The intrusive thoughts of all so many memories – increasing. Running parallel with the deeper understanding of the stuff that is meant to be ‘parked’. But not staying parked.

The reality of the heinous damage caused and how it has affected my entire life, overwhelming.

And so terribly painful. Cruel. Unrelenting.

Things I can write about, but will never be able to vocalise.

The shame, the self disgust, the self hatred, the self loathing about that part within me…fierce.

I feel those walls going up, as the fear increases.

I feel the distancing.

I feel the hopelessness, starting to take hold.

But what I want to feel……….is nothing.

Nothing.

Is easier to bear.

Author: Healing From Complex Trauma & PTSD/CPTSD

I am a survivor of complex and multiple trauma and abuse, who at the age of 40, began my healing journey.
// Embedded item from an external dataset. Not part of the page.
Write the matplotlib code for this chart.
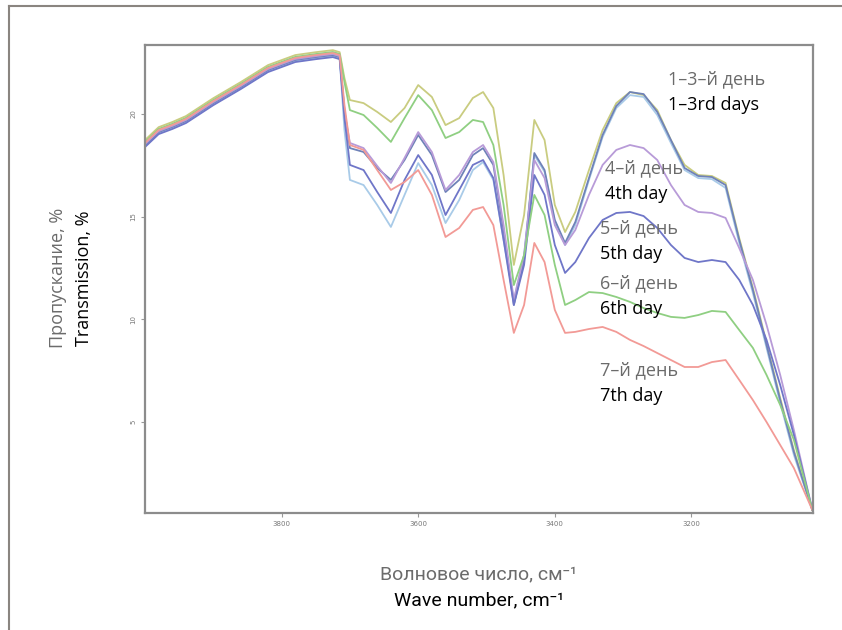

I am using my journey to recovery and healing, to help others, to help survivors feel less alone, validated, encouraged and to enable others to understand themselves more. Complex trauma, particularly from severe, prolonged childhood abuse, is profoundly life changing. Complex trauma produces complex adults. The journey to recovery is a painful, often lonely, emotional daily challenge and it is my aim to encourage others in their daily battle. ~ Lilly Hope Lucario

2 thoughts on “Sliding into increasing aloneness, and numbing out.

  1. healing is not easy, as much as we can move forwards, sometimes we take backwards steps. do take care great lilly. wishing you well and hoping you feel brighter soon.

  2. I have been where you are now. I was numb for my late teens and early 20’s. Sometimes I wish I knew how to get back to that state again to put a lid on the panic and anxiety even if just for a little while. I guess I am healing as I feel my feelings now. But I wish some of them were less painful and more of them were positive feelings.